Doctors targeted and hospitals close amid gang violence in Haiti
Gang violence in Port-au-Prince is disrupting healthcare and leaving medical workers vulnerable to the deteriorating safety situation in the Haitian capital, Médecins Sans Frontières (MSF) has warned.
Four hospitals in Port-au-Prince were closed on 22 May after staff walked out in solidarity with colleagues who had been kidnapped by armed gangs. The medical personnel are demanding guarantees that they will not be caught up in the wars of drug gangs vying for control of territory in the capital.
The kidnapping on 17 May of Jacques Pierre Pierre, medical director at the Haitian State University Hospital, prompted the strike, but it is only one in a spate of recent abductions of Haitian healthcare workers. Benetty Augustin, a paediatrician and specialist in epilepsy, was kidnapped while she was on her way to work on 5 May.
Samson Frandy, medical manager at MSF’s emergency centre in Turgeau, a neighbourhood in south west Port-au-Prince, said, “We are concerned about the unacceptable situation of insecurity affecting our colleagues in Haiti’s medical community. The effects on the already weak health system are enormous, and this situation is putting a pressure on our centre which is hard to bear.”

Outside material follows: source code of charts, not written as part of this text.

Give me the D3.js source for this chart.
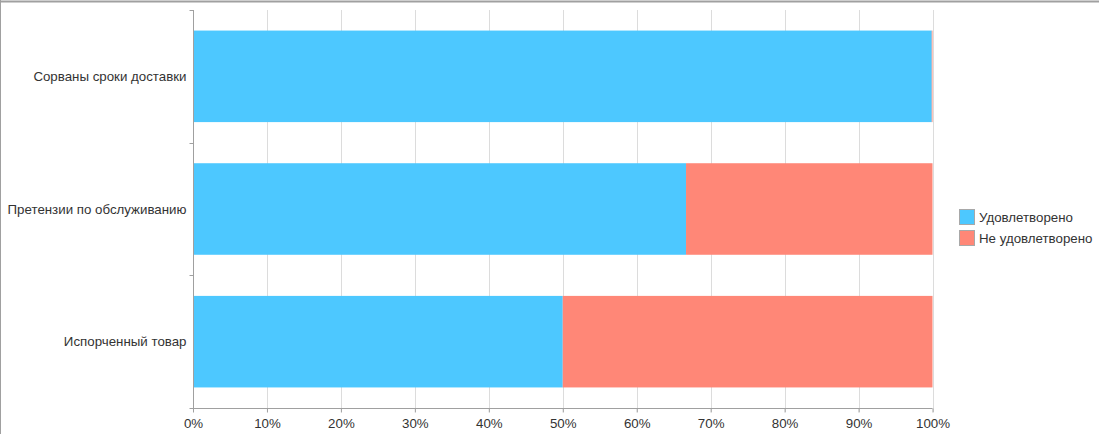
<!DOCTYPE html>
<html><head><meta charset="utf-8">
<script src="https://cdn.jsdelivr.net/npm/d3@7"></script>
<style>body{margin:0;background:#fff}svg{display:block;font-family:"Liberation Sans",Arial,sans-serif}</style>
</head><body>
<script>
const categories = ["Сорваны сроки доставки", "Претензии по обслуживанию", "Испорченный товар"];
const seriesNames = ["Удовлетворено", "Не удовлетворено"];
const satisfied = [99.9, 66.67, 50];
const notSatisfied = [0.1, 33.33, 50];
const tickValues = [0,10,20,30,40,50,60,70,80,90,100];
const colors = ["#4dc8ff", "#ff8777"];

const W = 1099, H = 434, FS = 13.3;
const svg = d3.select("body").append("svg").attr("width", W).attr("height", H);
// frame
svg.append("line").attr("x1",0).attr("x2",W).attr("y1",1.5).attr("y2",1.5).attr("stroke","#a0a0a0").attr("stroke-width",2);
svg.append("line").attr("x1",0.5).attr("x2",0.5).attr("y1",0).attr("y2",H).attr("stroke","#a0a0a0");

const pLeft = 193, pRight = 932.5, pTop = 10, pBottom = 408;
const x = d3.scaleLinear().domain([0,100]).range([pLeft, pRight]);
const y = d3.scaleBand().domain(categories).range([pTop, pBottom]).paddingInner(0.31).paddingOuter(0.155);
const yb = d3.scaleBand().domain(categories).range([pTop, pBottom]);

// grid
svg.append("g").selectAll("line").data(tickValues.slice(1)).join("line")
  .attr("x1", d => Math.round(x(d))+0.5).attr("x2", d => Math.round(x(d))+0.5)
  .attr("y1", pTop).attr("y2", pBottom+4).attr("stroke", "#dcdcdc");

const data = categories.map((c,i)=>({c, vals:[satisfied[i], notSatisfied[i]]}));
const stack = d3.stack().keys([0,1]).value((d,k)=>d.vals[k]);
const series = stack(data);
svg.append("g").selectAll("g").data(series).join("g").attr("fill", (d,i)=>colors[i])
  .selectAll("rect").data(d=>d).join("rect")
  .attr("x", d=>x(d[0])).attr("width", d=>x(d[1])-x(d[0]))
  .attr("y", d=>y(d.data.c)).attr("height", y.bandwidth());

// x axis
const xAxis = svg.append("g").attr("transform", `translate(0,${pBottom+0.5})`)
  .call(d3.axisBottom(x).tickValues(tickValues).tickFormat(d=>d+"%").tickSize(4).tickPadding(6));
xAxis.select(".domain").attr("stroke","#a0a0a0").attr("d", `M${pLeft-3},0H${pRight}`);
xAxis.selectAll(".tick line").attr("stroke","#a0a0a0");
xAxis.selectAll("text").attr("font-size",FS).attr("fill","#333").attr("font-family","Liberation Sans, Arial");

// y axis
const ya = svg.append("g").attr("transform", `translate(${pLeft+0.5},0)`);
ya.append("line").attr("y1",pTop).attr("y2",pBottom).attr("stroke","#a0a0a0");
const bounds = [pTop, ...categories.map(c=>yb(c)+yb.bandwidth())];
ya.selectAll("line.t").data(bounds).join("line").attr("class","t")
  .attr("x1",-4).attr("x2",0).attr("y1",d=>Math.round(d)+0.5).attr("y2",d=>Math.round(d)+0.5).attr("stroke","#a0a0a0");
ya.selectAll("text").data(categories).join("text")
  .attr("x",-7).attr("y",d=>yb(d)+yb.bandwidth()/2).attr("dy","0.35em")
  .attr("text-anchor","end").attr("font-size",FS).attr("fill","#333").text(d=>d);

// legend
const lg = svg.append("g").attr("transform","translate(959,209)");
const li = lg.selectAll("g").data(seriesNames).join("g").attr("transform",(d,i)=>`translate(0,${i*21})`);
li.append("rect").attr("x",0.5).attr("y",0.5).attr("width",15).attr("height",15)
  .attr("fill",(d,i)=>colors[i]).attr("stroke","#a8a8a8");
li.append("text").attr("x",20).attr("y",8).attr("dy","0.35em").attr("font-size",FS).attr("fill","#333").text(d=>d);
</script>
</body></html>
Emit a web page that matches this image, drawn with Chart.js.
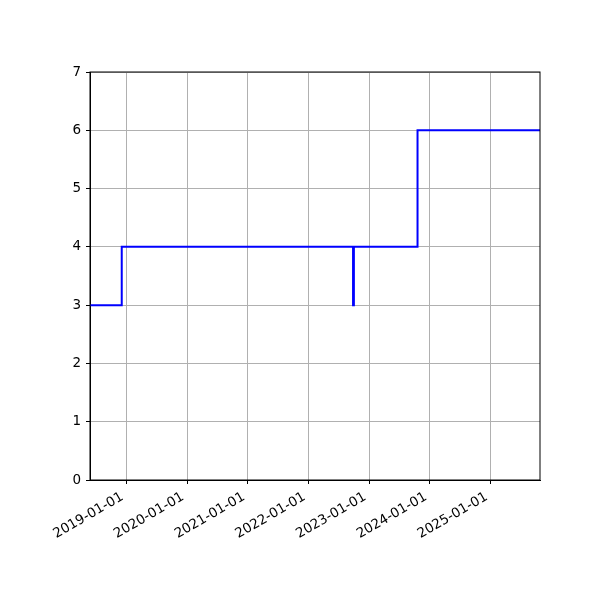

Healthcare workers at the St Luc and St Damien hospitals also walked out following Augustin’s kidnapping, leaving the clinics out of operation for almost two weeks. The two hospitals treat around 12 000 and 80 000 patients a year, respectively, and St Luc has one of the few computerised tomography scanners in the country.1
Haiti has been plagued by gang violence and political instability for years but the assassination of former president Jovenel Moïse in 2021 caused a power vacuum which was quickly filled with violence as the country lurched further towards becoming a failed state.2
MSF doctors say they often work amid the sounds of gunfire and are forced to turn away patients, including children, because of a lack of hospital capacity. The number of trauma patients admitted to MSF’s clinics in mid-May—mostly from gunshot wounds—was three times higher than a month earlier.3 Barricades erected by gangs have prevented ambulances from reaching patients.
Haiti’s healthcare system is underinvested, understaffed, and under-equipped, even in more ordinary times. The Caribbean nation spends $13 per capita a year on healthcare—well below the average for low income countries.4
As people lose access to major public hospitals they are increasingly turning to MSF’s emergency centres, which are not equipped for the specialist attention required by patients. Many are turning to the Turgeau clinic but the centre was established to stabilise the lives of people in a critical situation, such as road accidents or gunfire, not for specialist care. Doctors there had to prepare an additional floor to accommodate the influx of patients on 20 May—mostly children who had been turned away elsewhere in the capital.
MSF is concerned that hospital closures are limiting healthcare access but says it supports healthcare workers protesting increasingly dangerous working conditions.
“We support the decision of our colleagues to suspend their services and we express our deepest solidarity with them,” Frandy said. “If healthcare professionals continue to be attacked and targeted, Haiti’s health system may no longer be able to cope with the needs of its people.”
Gangs continued to fire on one another in the capital on 26 May, local media reported.5 As well as patients who are unable to find necessary treatment, doctors say they fear for their own mental health and that of their colleagues.
Mackenley Isidore, medical supervisor at the Turgeau emergency centre, said, “We all worry about our situation, which is unstable as insecurity gets worse. We are scared, especially when we leave our homes to go to work and when we return. The biggest concern is kidnapping, especially when we’re on the street. When we see patients being wheeled in, we ask ourselves, ‘Is it someone I know? Is it a relative?’ Here, insecurity is serious, anyone can be a victim.”